これらの事例は、業界や製品を問わず、ストックフォトを含む外部素材の安易な利用や、「イメージ」表記の曖昧さが、消費者からの信頼失墜を招く共通のリスクであることを示しています。LUMIXのケースは、特に「写真」を撮る製品であるからこそ、その影響が甚大になったと言えるでしょう。
まとめ:行動につなげる振り返り
今回のLUMIX炎上騒動は、企業がデジタル時代において直面する広報リスクの典型例を示しました。特に「カメラ」という製品の特性上、「正直さ」「透明性」「顧客視点」が、何よりもブランドの信頼性を左右することを強く再認識させられました。
リスク担当者の方々には、この事例から以下の行動への振り返りを推奨します。
- 広報ガイドラインの即時見直し: 自社の製品特性に合わせた画像使用の基準を厳格化し、ストックフォトの利用ルール、注釈の明記方法、最終承認プロセスを明確に定めてください。
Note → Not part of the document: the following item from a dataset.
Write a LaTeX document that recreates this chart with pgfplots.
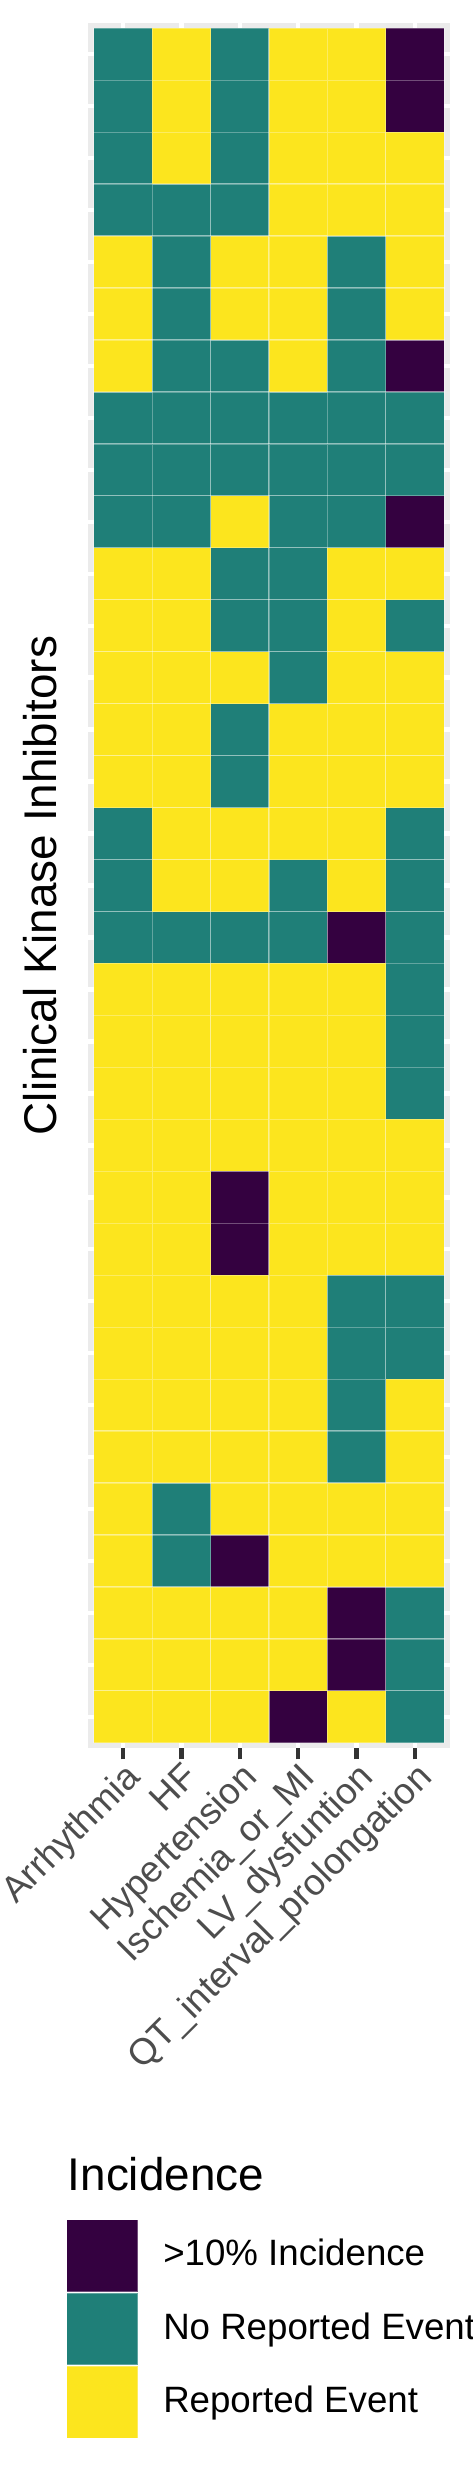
\documentclass[border=0pt]{standalone}
\usepackage{fontspec}
\setmainfont{Liberation Sans}
\usepackage{pgfplots}
\pgfplotsset{compat=1.18}
\usepackage{pgfplotstable}

\definecolor{vpurple}{RGB}{52,1,64}
\definecolor{vteal}{RGB}{31,127,120}
\definecolor{vyellow}{RGB}{252,229,30}
\definecolor{panelgrey}{RGB}{235,235,235}
\definecolor{tickgrey}{RGB}{51,51,51}
\definecolor{labelgrey}{RGB}{77,77,77}

% one tile = 1 x-unit by 1 y-unit of the axis (86.88pt/6.2 by 414pt/33.2)
\pgfdeclareplotmark{tile}{%
  \pgfpathrectangle{\pgfpoint{-7.00645pt}{-6.23494pt}}{\pgfpoint{14.0129pt}{12.46988pt}}%
  \pgfusepathqfillstroke}

% x: 0=Arrhythmia 1=HF 2=Hypertension 3=Ischemia_or_MI 4=LV_dysfuntion 5=QT_interval_prolongation
% y: row index from the top
\pgfplotstableread{
x y
5 1
5 2
5 7
5 10
4 18
2 23
2 24
2 30
4 31
4 32
3 33
}\purpleTiles

\pgfplotstableread{
x y
0 1
2 1
0 2
2 2
0 3
2 3
0 4
1 4
2 4
1 5
4 5
1 6
4 6
1 7
2 7
4 7
0 8
1 8
2 8
3 8
4 8
5 8
0 9
1 9
2 9
3 9
4 9
5 9
0 10
1 10
3 10
4 10
2 11
3 11
2 12
3 12
5 12
3 13
2 14
2 15
0 16
5 16
0 17
3 17
5 17
0 18
1 18
2 18
3 18
5 18
5 19
5 20
5 21
4 25
5 25
4 26
5 26
4 27
4 28
1 29
1 30
5 31
5 32
5 33
}\tealTiles

\pgfplotstableread{
x y
1 1
3 1
4 1
1 2
3 2
4 2
1 3
3 3
4 3
5 3
3 4
4 4
5 4
0 5
2 5
3 5
5 5
0 6
2 6
3 6
5 6
0 7
3 7
2 10
0 11
1 11
4 11
5 11
0 12
1 12
4 12
0 13
1 13
2 13
4 13
5 13
0 14
1 14
3 14
4 14
5 14
0 15
1 15
3 15
4 15
5 15
1 16
2 16
3 16
4 16
1 17
2 17
4 17
0 19
1 19
2 19
3 19
4 19
0 20
1 20
2 20
3 20
4 20
0 21
1 21
2 21
3 21
4 21
0 22
1 22
2 22
3 22
4 22
5 22
0 23
1 23
3 23
4 23
5 23
0 24
1 24
3 24
4 24
5 24
0 25
1 25
2 25
3 25
0 26
1 26
2 26
3 26
0 27
1 27
2 27
3 27
5 27
0 28
1 28
2 28
3 28
5 28
0 29
2 29
3 29
4 29
5 29
0 30
3 30
4 30
5 30
0 31
1 31
2 31
3 31
0 32
1 32
2 32
3 32
0 33
1 33
2 33
4 33
}\yellowTiles

\begin{document}
\begin{tikzpicture}
\useasboundingbox (0,0) rectangle (113.28pt,595.2pt);
\begin{axis}[
  at={(21.12pt,175.68pt)}, anchor=south west,
  scale only axis, width=86.88pt, height=414pt,
  xmin=-0.6, xmax=5.6, ymin=0.4, ymax=33.6,
  y dir=reverse,
  axis background/.style={fill=panelgrey},
  axis line style={draw=none},
  xtick={0,1,2,3,4,5},
  xtick pos=lower, ytick pos=left,
  xticklabels={Arrhythmia,HF,Hypertension,Ischemia\_or\_MI,LV\_dysfuntion,QT\_interval\_prolongation},
  xticklabel style={rotate=45, anchor=north east, inner sep=0pt,
    font=\fontsize{8.8}{10}\selectfont, text=labelgrey},
  ytick={1,...,33}, yticklabel={\mbox{}},
  tick align=outside, major tick length=2.75pt,
  xtick style={draw=tickgrey, line width=1.07pt},
  ytick style={draw=none},
  xmajorgrids, ymajorgrids,
  grid style={white, line width=1.07pt},
  ylabel={Clinical Kinase Inhibitors},
  ylabel style={at={(axis description cs:-0.0863,0.5)}, anchor=base,
    font=\fontsize{11}{13}\selectfont},
  legend style={at={(axis description cs:0,0)}, anchor=north west,
    xshift=-5.28pt, yshift=-113.04pt, draw=none, fill=none,
    inner sep=0pt, outer sep=0pt, row sep=0pt, column sep=6pt,
    font=\fontsize{8.8}{10}\selectfont, nodes={inner sep=0pt}},
  legend cell align=left,
  legend image code/.code={\path[#1] (0pt,-8.64pt) rectangle (17.04pt,8.64pt);},
]
\addplot[only marks, mark=tile, fill=vpurple, draw=white, draw opacity=0.3, line width=0.3pt] table {\purpleTiles};
\addlegendentry{>10\% Incidence}
\addplot[only marks, mark=tile, fill=vteal, draw=white, draw opacity=0.3, line width=0.3pt] table {\tealTiles};
\addlegendentry{No Reported Event}
\addplot[only marks, mark=tile, fill=vyellow, draw=white, draw opacity=0.3, line width=0.3pt] table {\yellowTiles};
\addlegendentry{Reported Event}
\end{axis}
\node[anchor=base west, inner sep=0pt, font=\fontsize{11}{13}\selectfont] at (16.08pt,69.36pt) {Incidence};
\end{tikzpicture}
\end{document}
- 定期的な社内研修の実施: マーケティング、広報、ウェブ制作に関わる全従業員に対し、景品表示法や消費者の期待値、SNSでの情報拡散のメカニズムに関する研修を定期的に実施し、「マイナスの想像力」の重要性を啓発してください。
- SNSモニタリングの強化: 自社製品や競合他社の情報に対するSNS上の反応を常に監視し、初期の疑問や批判の兆候を迅速に検知できる体制を構築してください。
- 顧客との対話の重視: 顧客の声を真摯に受け止め、誤解が生じた場合には、迅速かつ誠実な対話を通じて信頼回復に努めることが、長期的なブランド価値の維持につながります。
パナソニックが今回示した具体的な再発防止策は、失われた信頼を回復するための第一歩です。しかし、真の信頼回復には、組織全体の意識改革と、これらの教訓を日々の広報活動に落とし込み、継続的に実行していく誠実な努力が不可欠です。